Yüksek Yargıtay Ceza Genel Kurulu'nun bu içtihadı açık bir şekilde bizim yukarıdaki görüşümüzü teyit etmektedir. Yani 2. Ceza Dairesi'nin anladığı gibi pek çok kişilerin duymuş olması veya duymuş olma ihtimalinin bulunması gibi haller, aleniyetin mevcudiyeti için yeterli olmadığı gibi, yerine göre bir tek kişinin dahi duymuş olması aleniyetin varlığını göstermesi bakımından yeterli bulunmaktadır. Yukarıda vermiş olduğumuz misalde sokakta bir kişinin duyması aleniyetin varlığını gösterdiği halde, bir evde mesela misafirlikte kalabalık kişiler arasında vukuu halinde ise aleniyet bulunmamaktadır. Buna karşılık kapalı bir yer bulunmasına rağmen, mesala kahvehanede gazinolarla bar ve pavyonlarda işlenen hakaret suçlarında ise şüphesiz bu gibi yerlerin herkesin girebileceği yerlerden bulunması nedeniyle aleniyetin varlığının kabulü gerekmektedir, görüş ve gerekçesiyle direnmeye karar vermiştir.
Dosya içeriğine göre olay günü sınırlı sorumlu Bahçelievler Kooperatifi'nin Ankara Gölbaşı Sineması'nda genel kurul toplantısı yapılmıştır. Toplantıda tahminen 600 kişi bulunmaktadır.

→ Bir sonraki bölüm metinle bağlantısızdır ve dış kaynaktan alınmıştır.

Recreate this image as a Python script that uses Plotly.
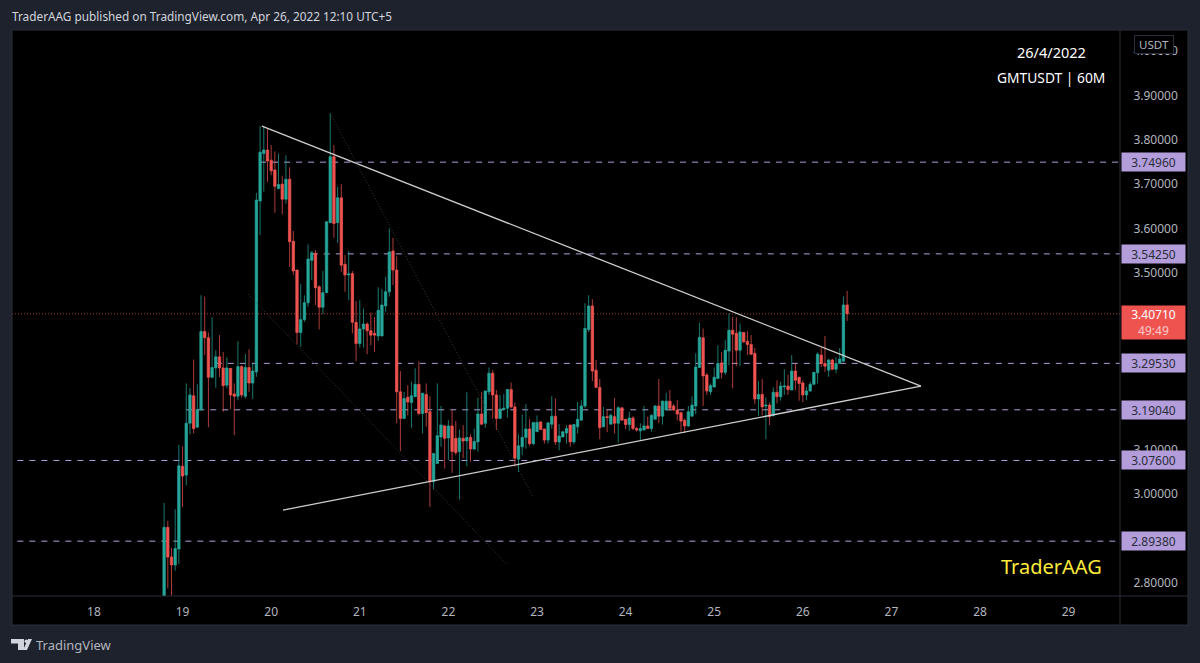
import pandas as pd
import plotly.graph_objects as go

# GMTUSDT 60m candles, first bar Apr 18 19:00
first_bar = "2022-04-18 19:00"

opens = [2.72,2.925,2.858,2.840,2.876,3.063,3.043,3.160,3.222,3.151,
3.190,3.367,3.353,3.264,3.285,3.310,3.285,3.246,3.284,3.226,
3.221,3.288,3.221,3.286,3.251,3.276,3.662,3.769,3.777,3.754,
3.732,3.690,3.700,3.666,3.711,3.571,3.506,3.365,3.394,3.432,
3.528,3.544,3.468,3.422,3.455,3.613,3.762,3.613,3.669,3.519,
3.495,3.498,3.388,3.340,3.373,3.384,3.369,3.363,3.357,3.357,
3.425,3.457,3.549,3.506,3.231,3.171,3.219,3.207,3.220,3.248,
3.182,3.225,3.186,3.028,3.069,3.129,3.154,3.127,3.154,3.126,
3.096,3.126,3.120,3.128,3.102,3.118,3.181,3.160,3.231,3.273,
3.224,3.171,3.191,3.194,3.236,3.197,3.079,3.107,3.128,3.147,
3.114,3.141,3.163,3.147,3.122,3.158,3.176,3.118,3.129,3.138,
3.156,3.118,3.152,3.167,3.199,3.372,3.425,3.280,3.241,3.152,
3.175,3.158,3.175,3.160,3.195,3.169,3.157,3.172,3.148,3.143,
3.145,3.154,3.148,3.169,3.199,3.176,3.190,3.210,3.199,3.190,
3.184,3.167,3.154,3.176,3.199,3.286,3.353,3.269,3.231,3.242,
3.261,3.296,3.275,3.323,3.370,3.363,3.325,3.365,3.345,3.338,
3.318,3.215,3.225,3.199,3.201,3.177,3.230,3.220,3.242,3.244,
3.235,3.278,3.264,3.251,3.224,3.233,3.248,3.274,3.314,3.295,
3.280,3.303,3.282,3.295,3.300,3.427]
highs = [2.980,2.940,2.879,2.966,3.111,3.108,3.250,3.240,3.304,3.248,
3.449,3.446,3.365,3.399,3.325,3.359,3.321,3.309,3.285,3.250,
3.345,3.291,3.316,3.327,3.295,3.680,3.831,3.831,3.826,3.788,
3.774,3.769,3.719,3.765,3.738,3.594,3.506,3.474,3.449,3.564,
3.549,3.551,3.472,3.504,3.615,3.860,3.788,3.694,3.700,3.540,
3.549,3.504,3.436,3.438,3.419,3.388,3.410,3.400,3.467,3.463,
3.491,3.600,3.579,3.537,3.278,3.231,3.246,3.254,3.284,3.300,
3.228,3.250,3.221,3.092,3.250,3.199,3.156,3.167,3.190,3.165,
3.146,3.156,3.230,3.135,3.148,3.218,3.231,3.233,3.286,3.280,
3.235,3.224,3.226,3.237,3.252,3.207,3.135,3.180,3.203,3.169,
3.162,3.178,3.165,3.148,3.162,3.221,3.216,3.158,3.141,3.156,
3.157,3.158,3.208,3.212,3.431,3.449,3.440,3.303,3.260,3.197,
3.190,3.182,3.217,3.199,3.195,3.169,3.186,3.176,3.152,3.160,
3.199,3.175,3.180,3.201,3.260,3.211,3.229,3.235,3.203,3.212,
3.186,3.171,3.199,3.221,3.318,3.387,3.374,3.274,3.250,3.286,
3.336,3.321,3.348,3.408,3.400,3.399,3.385,3.366,3.368,3.359,
3.330,3.255,3.260,3.218,3.207,3.241,3.257,3.254,3.282,3.269,
3.314,3.295,3.265,3.257,3.242,3.254,3.276,3.320,3.330,3.357,
3.305,3.306,3.309,3.330,3.446,3.459]
lows = [2.70,2.787,2.771,2.827,2.842,2.971,3.020,3.135,3.137,3.151,
3.190,3.314,3.151,3.262,3.240,3.264,3.186,3.239,3.192,3.133,
3.212,3.218,3.216,3.231,3.215,3.265,3.585,3.683,3.705,3.720,
3.635,3.688,3.632,3.656,3.513,3.495,3.338,3.333,3.389,3.423,
3.483,3.427,3.372,3.406,3.454,3.613,3.579,3.567,3.502,3.457,
3.438,3.363,3.300,3.331,3.331,3.316,3.336,3.321,3.346,3.357,
3.412,3.446,3.472,3.160,3.097,3.171,3.178,3.150,3.220,3.178,
3.137,3.152,2.971,3.011,3.069,3.107,3.058,3.077,3.048,3.088,
2.988,3.081,3.063,3.073,3.099,3.096,3.156,3.150,3.224,3.171,
3.145,3.171,3.190,3.173,3.194,3.062,3.050,3.088,3.103,3.109,
3.111,3.141,3.145,3.114,3.114,3.148,3.111,3.099,3.129,3.114,
3.107,3.113,3.137,3.167,3.194,3.366,3.255,3.241,3.124,3.152,
3.140,3.158,3.137,3.116,3.167,3.147,3.143,3.145,3.141,3.122,
3.143,3.147,3.141,3.169,3.160,3.157,3.190,3.188,3.188,3.167,
3.141,3.138,3.152,3.176,3.180,3.286,3.199,3.224,3.224,3.242,
3.261,3.261,3.269,3.291,3.239,3.289,3.289,3.341,3.314,3.314,
3.203,3.177,3.178,3.124,3.156,3.177,3.205,3.211,3.224,3.224,
3.235,3.235,3.211,3.208,3.212,3.231,3.246,3.250,3.287,3.276,
3.265,3.280,3.273,3.294,3.300,3.391]
closes = [2.925,2.858,2.840,2.877,3.064,3.041,3.160,3.224,3.148,3.191,
3.367,3.353,3.264,3.286,3.310,3.285,3.245,3.285,3.224,3.221,
3.288,3.224,3.286,3.251,3.278,3.664,3.772,3.777,3.752,3.730,
3.695,3.699,3.666,3.711,3.570,3.504,3.365,3.394,3.432,3.531,
3.545,3.466,3.422,3.455,3.615,3.762,3.611,3.669,3.517,3.495,
3.497,3.388,3.340,3.373,3.384,3.369,3.359,3.359,3.415,3.427,
3.457,3.547,3.506,3.231,3.171,3.216,3.208,3.222,3.248,3.182,
3.228,3.184,3.028,3.092,3.132,3.156,3.126,3.154,3.096,3.094,
3.127,3.120,3.128,3.102,3.119,3.181,3.158,3.233,3.273,3.224,
3.171,3.192,3.194,3.236,3.197,3.081,3.109,3.128,3.147,3.114,
3.162,3.162,3.146,3.122,3.161,3.176,3.118,3.131,3.141,3.148,
3.118,3.157,3.169,3.199,3.374,3.425,3.278,3.241,3.150,3.175,
3.173,3.178,3.160,3.195,3.167,3.157,3.172,3.148,3.145,3.148,
3.154,3.148,3.178,3.199,3.176,3.210,3.210,3.194,3.190,3.181,
3.165,3.154,3.186,3.201,3.287,3.354,3.267,3.233,3.245,3.264,
3.295,3.275,3.325,3.370,3.361,3.325,3.366,3.344,3.338,3.316,
3.215,3.225,3.197,3.201,3.175,3.230,3.220,3.244,3.244,3.236,
3.278,3.257,3.250,3.224,3.233,3.248,3.275,3.316,3.295,3.289,
3.303,3.282,3.295,3.305,3.427,3.4071]

level_prices = [3.7496, 3.5425, 3.2953, 3.1904, 3.0760, 2.8938]
level_starts = ["2022-04-19 21:00", "2022-04-20 11:00", "2022-04-19 09:00",
                "2022-04-19 01:00", "2022-04-17 00:00", "2022-04-17 00:00"]
last_price = 3.4071
countdown = "49:49"

# hand drawn lines: (time, price) ends
wedge_upper = (["2022-04-19 21:30", "2022-04-27 08:00"], [3.831, 3.244])
wedge_lower = (["2022-04-20 03:12", "2022-04-27 08:00"], [2.964, 3.244])
channel_a = (["2022-04-20 16:00", "2022-04-22 23:00"], [3.860, 2.993])
channel_b = (["2022-04-19 17:42", "2022-04-22 16:00"], [3.452, 2.840])

day_ticks = ["2022-04-%02d" % d for d in range(18, 30)]
day_labels = [str(d) for d in range(18, 30)]
# 2.9, 3.3 and 3.4 sit fully under the price labels
price_ticks = [2.8, 3.0, 3.1, 3.2, 3.5, 3.6, 3.7, 3.8, 3.9, 4.0]

x_range = ["2022-04-17 01:48", "2022-04-29 13:55"]
y_range = [2.770, 4.048]

UP = "#26a69a"
DOWN = "#ef5350"
UP_WICK = "rgba(38,166,154,0.72)"
DOWN_WICK = "rgba(239,83,80,0.72)"
PURPLE = "#b39ddb"
PANEL = "#1e222d"
BORDER = "#2a2e39"
AXIS_TEXT = "#b2b5be"
FONT = "Noto Sans"

W, H = 1200, 663
LEFT, RIGHT, TOP, BOTTOM = 12, 1120, 30, 596


def px(x):
    return (x - LEFT) / (RIGHT - LEFT)


def py(y):
    return (BOTTOM - y) / (BOTTOM - TOP)


bars = pd.date_range(first_bar, periods=len(opens), freq="h")

fig = go.Figure()
fig.add_trace(go.Candlestick(
    x=bars, open=opens, high=highs, low=lows, close=closes,
    increasing=dict(line=dict(color=UP_WICK, width=1), fillcolor=UP),
    decreasing=dict(line=dict(color=DOWN_WICK, width=1), fillcolor=DOWN),
    whiskerwidth=0, showlegend=False,
))
for line in (wedge_upper, wedge_lower):
    fig.add_trace(go.Scatter(x=line[0], y=line[1], mode="lines", showlegend=False,
                             line=dict(color="#cfcfcf", width=1.3)))
for line in (channel_a, channel_b):
    fig.add_trace(go.Scatter(x=line[0], y=line[1], mode="lines", showlegend=False,
                             line=dict(color="#3a3a3a", width=1, dash="1px,2px")))

shapes = [
    # black panes for the axes
    dict(type="rect", xref="paper", yref="paper", x0=px(RIGHT), x1=px(1188), y0=py(625), y1=py(TOP),
         fillcolor="black", line_width=0, layer="below"),
    dict(type="rect", xref="paper", yref="paper", x0=px(LEFT), x1=px(RIGHT), y0=py(625), y1=py(BOTTOM),
         fillcolor="black", line_width=0, layer="below"),
    dict(type="line", xref="paper", yref="paper", x0=px(RIGHT), x1=px(RIGHT), y0=py(625), y1=py(TOP),
         line=dict(color=BORDER, width=1), layer="above"),
    dict(type="line", xref="paper", yref="paper", x0=px(LEFT), x1=px(1188), y0=py(BOTTOM), y1=py(BOTTOM),
         line=dict(color=BORDER, width=1), layer="above"),
    dict(type="rect", xref="paper", yref="paper", x0=px(LEFT), x1=px(1188), y0=py(625), y1=py(TOP),
         line=dict(color=BORDER, width=1), fillcolor="rgba(0,0,0,0)", layer="above"),
    # last price line
    dict(type="line", xref="x", yref="y", x0=x_range[0], x1=x_range[1], y0=last_price, y1=last_price,
         line=dict(color=DOWN, width=1, dash="1px,2px"), opacity=0.7, layer="between"),
    # TradingView mark
    dict(type="path", xref="paper", yref="paper", fillcolor="#d1d4dc", line_width=0, layer="above",
         path="M %f %f L %f %f L %f %f L %f %f L %f %f L %f %f Z" % (
             px(11), py(639), px(24), py(639), px(24), py(650), px(18), py(650),
             px(18), py(643.5), px(11), py(643.5))),
    dict(type="circle", xref="paper", yref="paper", fillcolor="#d1d4dc", line_width=0, layer="above",
         x0=px(24.5), x1=px(28), y0=py(643), y1=py(639.5)),
    dict(type="path", xref="paper", yref="paper", fillcolor="#d1d4dc", line_width=0, layer="above",
         path="M %f %f L %f %f L %f %f L %f %f Z" % (
             px(28), py(639), px(32), py(639), px(27), py(650), px(23), py(650))),
]
for price, start in zip(level_prices, level_starts):
    shapes.append(dict(type="line", xref="x", yref="y", x0=start, x1=x_range[1], y0=price, y1=price,
                       line=dict(color=PURPLE, width=1, dash="6px,6px"), layer="between"))

annotations = [
    dict(xref="paper", yref="paper", x=px(10), y=py(16), xanchor="left", yanchor="middle", showarrow=False,
         text="TraderAAG published on TradingView.com, Apr 26, 2022 12:10 UTC+5",
         font=dict(family=FONT, size=11.8, color="#d1d4dc")),
    dict(xref="paper", yref="paper", x=px(1051), y=py(52), xanchor="center", yanchor="middle", showarrow=False,
         text="26/4/2022", font=dict(family=FONT, size=14.5, color="white")),
    dict(xref="paper", yref="paper", x=px(1051), y=py(77), xanchor="center", yanchor="middle", showarrow=False,
         text="GMTUSDT | 60M", font=dict(family=FONT, size=13.8, color="white")),
    dict(xref="paper", yref="paper", x=px(1051), y=py(566), xanchor="center", yanchor="middle", showarrow=False,
         text="TraderAAG", font=dict(family=FONT, size=20, color="#ffeb3b")),
    dict(xref="paper", yref="paper", x=px(34), y=py(645), xanchor="left", yanchor="middle", showarrow=False,
         text="TradingView", font=dict(family=FONT, size=13, color="#b2b5be")),
    dict(xref="paper", yref="paper", x=px(1154), y=py(45), xanchor="center", yanchor="middle", showarrow=False,
         text="USDT", font=dict(family=FONT, size=11.5, color=AXIS_TEXT),
         bgcolor="black", bordercolor=BORDER, borderwidth=1, width=36, height=15),
    dict(xref="paper", yref="y", x=px(1121), y=last_price, xanchor="left", yanchor="top", yshift=9,
         showarrow=False, align="center", width=63, height=33, bgcolor=DOWN, borderpad=0,
         text="%.5f<br><span style='color:#fbc9c8'>%s</span>" % (last_price, countdown),
         font=dict(family=FONT, size=12, color="white")),
]
for price in level_prices:
    annotations.append(dict(xref="paper", yref="y", x=px(1121), y=price, xanchor="left", yanchor="middle",
                            showarrow=False, align="center", width=63, height=18, bgcolor=PURPLE, borderpad=0,
                            text="%.5f" % price, font=dict(family=FONT, size=12, color="#2a2e39")))

fig.update_layout(
    width=W, height=H,
    paper_bgcolor=PANEL, plot_bgcolor="black",
    margin=dict(l=LEFT, r=W - RIGHT, t=TOP, b=H - BOTTOM, autoexpand=False),
    showlegend=False, shapes=shapes, annotations=annotations,
    boxgap=0.35, boxgroupgap=0,
    xaxis=dict(type="date", range=x_range, rangeslider=dict(visible=False), showgrid=False, zeroline=False,
               tickmode="array", tickvals=day_ticks, ticktext=day_labels,
               ticks="outside", ticklen=5, tickcolor="rgba(0,0,0,0)",
               tickfont=dict(family=FONT, size=12, color=AXIS_TEXT)),
    yaxis=dict(side="right", range=y_range, showgrid=False, zeroline=False,
               tickmode="array", tickvals=price_ticks, tickformat=".5f",
               ticks="outside", ticklen=10, tickcolor="rgba(0,0,0,0)",
               tickfont=dict(family=FONT, size=12, color=AXIS_TEXT)),
)

# the page's default body margin would push the figure 8px in
fig.write_html("out.html", post_script="document.body.style.margin='0';", config=dict(displayModeBar=False))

Sanık Bektaş, mikrofondan şahsi davacı eski yönetim kurulu üyesi Süleyman'ı kastederek, Süleyman hırsızdır demiş, keza diğer sanık Yunus'da mikrofonda şahsi davacıya karşı aynı sözleri sarfetmiştir.
Sinema salonunda 600 kişilik üyeden başka emniyet görevlileri kongre komiseri de bulunmaktadır.
Kongredeki mikrofonla yapılan konuşmalar hoparlörle dışarıdan da duyulmaktadır.
Öğretide, aleniyet çok sayıda kimsenin vukuunu sağlayabilecek şartlar altında işlenmiş suça alenen işlenmiş gözü ile bakılacağı, bununla beraber aleniyetin mevcudiyeti için kalabalık sayıda kimselerin sövmeye muttali olmalarının imkan dairesinde bulunması yeterlidir.
Bu itibarla, şahsi davacı vekili ile o yer C. Savcısının temyiz itirazlarının kabulüne direnme hükmünün bozulmasına karar verilmelidir.
SONUÇ : Yukarıda açıklanan nedenlerle direnme hükmünün istek gibi BOZULMASINA, depo parasının geri verilmesine, 13.2.1984 gününde oybirliği ile karar verildi.